The games themselves were all compelling, if not always for purely sporting reasons. The Dutch win over Brazil was a tremendous and well-earned upset. The Uruguay penalty-kicks victory over Ghana was rich with heartbreak, as the Ghanaians couldn’t net a penalty kick at the end of extra time that would’ve put them into the semis, and then missed two more kicks in the penalty phase. I felt bad for Ghana, and for Africa, but also delighted in Uruguay. I think I’ve developed a man-crush on the charismatic Diego Forlán, who scored another booming goal.
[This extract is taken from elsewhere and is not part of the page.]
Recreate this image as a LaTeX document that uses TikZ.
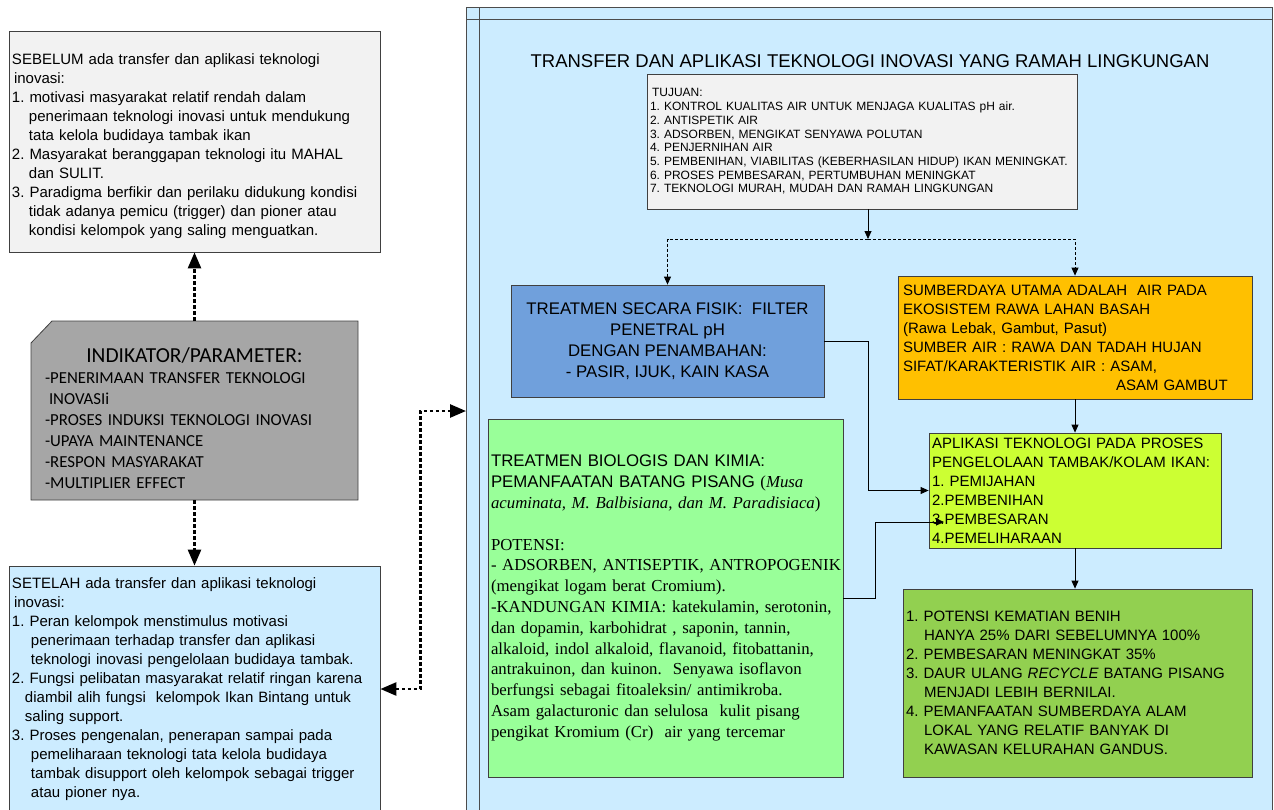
\documentclass[tikz,border=0pt]{standalone}
\usepackage{fontspec}
\setmainfont{Liberation Sans}
\newfontfamily\timesfont{Liberation Serif}
\newfontfamily\arialfont{Liberation Sans}
\newfontfamily\calfont{Carlito}
\usetikzlibrary{arrows.meta}
\definecolor{panelblue}{RGB}{204,236,255}
\definecolor{paleGray}{RGB}{242,242,242}
\definecolor{midGray}{RGB}{166,166,166}
\definecolor{fisikBlue}{RGB}{112,160,220}
\definecolor{amber}{RGB}{255,192,0}
\definecolor{limeFill}{RGB}{204,255,51}
\definecolor{mintFill}{RGB}{153,255,153}
\definecolor{leafFill}{RGB}{146,208,80}

\begin{document}
\frenchspacing
\begin{tikzpicture}[x=1pt,y=-1pt,
  box/.style={draw=black!75,line width=0.8pt,inner sep=0pt,align=left},
  arr/.style={line width=0.8pt,-{Triangle[length=8pt,width=7pt]}},
  dasharr/.style={arr,dash pattern=on 3pt off 2pt},
  dotlink/.style={line width=2.6pt,dash pattern=on 3.5pt off 2.5pt},
  bigtip/.tip={Triangle[length=16pt,width=13pt]}]
  \useasboundingbox (0,0) rectangle (1274,809);
  % left column
  \node[box,fill=paleGray,minimum width=371pt,minimum height=221pt,text width=365pt,
    font=\fontsize{15}{19}\selectfont] (sebelum) at (194.5,141.5) {%
    \rule{0pt}{20pt}SEBELUM ada transfer dan aplikasi teknologi\\
    \hspace*{2pt}inovasi:\\
    1. motivasi masyarakat relatif rendah dalam\\
    \hspace*{17pt}penerimaan teknologi inovasi untuk mendukung\\
    \hspace*{17pt}tata kelola budidaya tambak ikan\\
    2. Masyarakat beranggapan teknologi itu MAHAL\\
    \hspace*{17pt}dan SULIT.\\
    3. Paradigma berfikir dan perilaku didukung kondisi\\
    \hspace*{17pt}tidak adanya pemicu (trigger) dan pioner atau\\
    \hspace*{17pt}kondisi kelompok yang saling menguatkan.};
  % clipped corner of the indicator card
  \filldraw[draw=black!75,line width=0.8pt,fill=midGray]
    (31,343) -- (52,321) -- (358,321) -- (358,500) -- (31,500) -- cycle;
  \node[inner sep=0pt,align=left,minimum width=327pt,minimum height=179pt,text width=299pt,
    font=\calfont\fontsize{16.8}{21}\selectfont] (indikator) at (194.5,410.5) {%
    \rule{0pt}{30pt}\makebox[\linewidth][c]{\fontsize{21.4}{24}\selectfont INDIKATOR/PARAMETER:}\\
    -PENERIMAAN TRANSFER TEKNOLOGI\\
    \hspace*{4pt}INOVASIi\\
    -PROSES INDUKSI TEKNOLOGI INOVASI\\
    -UPAYA MAINTENANCE\\
    -RESPON MASYARAKAT\\
    -MULTIPLIER EFFECT};
  \node[box,fill=panelblue,minimum width=371pt,minimum height=246pt,text width=365pt,
    font=\fontsize{15}{19}\selectfont] (setelah) at (194.5,689) {%
    SETELAH ada transfer dan aplikasi teknologi\\
    \hspace*{2pt}inovasi:\\
    1. Peran kelompok menstimulus motivasi\\
    \hspace*{19pt}penerimaan terhadap transfer dan aplikasi\\
    \hspace*{19pt}teknologi inovasi pengelolaan budidaya tambak.\\
    2. Fungsi pelibatan masyarakat relatif ringan karena\\
    \hspace*{13pt}diambil alih fungsi\ \ kelompok Ikan Bintang untuk\\
    \hspace*{13pt}saling support.\\
    3. Proses pengenalan, penerapan sampai pada\\
    \hspace*{19pt}pemeliharaan teknologi tata kelola budidaya\\
    \hspace*{19pt}tambak disupport oleh kelompok sebagai trigger\\
    \hspace*{19pt}atau pioner nya.};
  % right panel
  \node[box,fill=panelblue,draw=black!70,minimum width=806pt,minimum height=805pt] (panel) at (869,409.5) {};
  \draw[black!70,line width=0.8pt] (479,7) -- (479,812);
  \draw[black!70,line width=0.8pt] (466,19) -- (1272,19);
  \node[font=\fontsize{18.5}{22}\selectfont] (judul) at (870,61)
    {TRANSFER DAN APLIKASI TEKNOLOGI INOVASI YANG RAMAH LINGKUNGAN};
  \node[box,fill=paleGray,minimum width=430pt,minimum height=135pt,text width=424pt,
    font=\fontsize{12}{13.7}\selectfont] (tujuan) at (862,141.5) {%
    \hspace*{2pt}TUJUAN:\\
    1. KONTROL KUALITAS AIR UNTUK MENJAGA KUALITAS pH air.\\
    2. ANTISPETIK AIR\\
    3. ADSORBEN, MENGIKAT SENYAWA POLUTAN\\
    4. PENJERNIHAN AIR\\
    5. PEMBENIHAN, VIABILITAS (KEBERHASILAN HIDUP) IKAN MENINGKAT.\\
    6. PROSES PEMBESARAN, PERTUMBUHAN MENINGKAT\\
    7. TEKNOLOGI MURAH, MUDAH DAN RAMAH LINGKUNGAN};
  \node[box,fill=fisikBlue,align=center,minimum width=313pt,minimum height=112pt,
    font=\fontsize{16.8}{21}\selectfont] (fisik) at (667.5,341) {%
    TREATMEN SECARA FISIK:\ \ FILTER\\
    PENETRAL pH\\
    DENGAN PENAMBAHAN:\\
    - PASIR, IJUK, KAIN KASA};
  \node[box,fill=amber,minimum width=354pt,minimum height=123pt,text width=344pt,
    font=\fontsize{15}{19}\selectfont] (sumber) at (1075,337.5) {%
    SUMBERDAYA UTAMA ADALAH\ \ AIR PADA\\
    EKOSISTEM RAWA LAHAN BASAH\\
    (Rawa Lebak, Gambut, Pasut)\\
    SUMBER AIR : RAWA DAN TADAH HUJAN\\
    SIFAT/KARAKTERISTIK AIR : ASAM,\\
    \hspace*{213pt}ASAM GAMBUT};
  \node[box,fill=limeFill,minimum width=292pt,minimum height=115pt,text width=286pt,
    font=\fontsize{15}{19}\selectfont] (aplikasi) at (1075,490.5) {%
    APLIKASI TEKNOLOGI PADA PROSES\\
    PENGELOLAAN TAMBAK/KOLAM IKAN:\\
    1. PEMIJAHAN\\
    2.PEMBENIHAN\\
    3.PEMBESARAN\\
    4.PEMELIHARAAN};
  \node[box,fill=mintFill,minimum width=355pt,minimum height=358pt,text width=349pt,
    font=\timesfont\fontsize{16.8}{20.8}\selectfont] (biologis) at (665.5,598) {%
    {\arialfont TREATMEN BIOLOGIS DAN KIMIA:}\\
    {\arialfont PEMANFAATAN BATANG PISANG }(\textit{Musa}\\
    \textit{acuminata, M. Balbisiana, dan M. Paradisiaca})\\[20.8pt]
    POTENSI:\\
    \mbox{- ADSORBEN, ANTISEPTIK, ANTROPOGENIK}\\
    (mengikat logam berat Cromium).\\
    -KANDUNGAN KIMIA: katekulamin, serotonin,\\
    dan dopamin, karbohidrat , saponin, tannin,\\
    alkaloid, indol alkaloid, flavanoid, fitobattanin,\\
    antrakuinon, dan kuinon.\ \ Senyawa isoflavon\\
    berfungsi sebagai fitoaleksin/ antimikroba.\\
    Asam galacturonic dan selulosa\ \ kulit pisang\\
    pengikat Kromium (Cr)\ \ air yang tercemar};
  \node[box,fill=leafFill,minimum width=349pt,minimum height=188pt,text width=343pt,
    font=\fontsize{15}{19}\selectfont] (hasil) at (1077.5,683) {%
    1. POTENSI KEMATIAN BENIH\\
    \hspace*{18pt}HANYA 25\% DARI SEBELUMNYA 100\%\\
    2. PEMBESARAN MENINGKAT 35\%\\
    3. DAUR ULANG \textit{RECYCLE} BATANG PISANG\\
    \hspace*{18pt}MENJADI LEBIH BERNILAI.\\
    4. PEMANFAATAN SUMBERDAYA ALAM\\
    \hspace*{18pt}LOKAL YANG RELATIF BANYAK DI\\
    \hspace*{18pt}KAWASAN KELURAHAN GANDUS.};
  % links in the panel
  \coordinate (split) at (868,239);
  \coordinate (tip3) at (944,522);
  \draw[arr] (tujuan.south -| split) -- (split);
  \draw[dasharr] (split) -| (fisik.north);
  \draw[dasharr] (split) -| (sumber.north);
  \draw[arr] (fisik.east) -- ++(44,0) |- (aplikasi.west);
  \draw[arr] (biologis.east) -- ++(32,0) |- (tip3);
  \draw[arr] (sumber.south) -- (aplikasi.north);
  \draw[arr] (aplikasi.south) -- (aplikasi.south |- hasil.north);
  % dotted links on the left
  \coordinate (panelin) at (466,411);
  \draw[dotlink,-bigtip] (indikator.north) -- (sebelum.south);
  \draw[dotlink,-bigtip] (indikator.south) -- (setelah.north);
  \draw[dotlink,bigtip-bigtip] (setelah.east) -- ++(40,0) |- (panelin);
\end{tikzpicture}
\end{document}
Germany-Argentina was an incredible display of slashing and defending soccer, but almost entirely on Germany’s part. (Germany won 4-0.) What a fabulous and dashing young team, composed largely of the sons of immigrants from Turkey, Ghana, and Poland, the Germans have. Of course, they also have young powerhouses named Mueller and Schweinsteiger.
The dream is over for Diego Maradona, who disdained defense and put together a team composed largely of strikers. It was fun while it lasted. Barring some terrible event, Lionel Messi will dream again in four years, of course. In the meantime he’ll have nightmares about swarming German defenders.
And, except for tiny Uruguay, the dream is also over for South America. Just days ago this looked like the Latin tournament, with most of the old European powers in disarray, and the South Americans ascendant. Instead, Brazil and Argentina cracked when Netherlands and Germany applied the pressure.
Paraguay went out against Spain with their dignity intact, even as they wore the most infantile, candy-cane socks I’ve ever seen on adults. They made powerful Spain work exceedingly hard for their 1-0 win, scored on a late, pinball-style goal by David Villa, who has scored six of his team’s seven goals. After what the Paraguayans put them through, I wonder if the Spaniards can be ready emotionally for their semi-final showdown with Germany on Wednesday. This game will be a rematch of the 2008 Euro 2008 championship game, which Spain won 1-0, giving the Iberians their only major tournament championship to date.
In that game stolid Germany represented old Europe, and Spain the fleet-footed, quick-thinking youngsters. It’s very possible that Wednesday will find these roles reversed.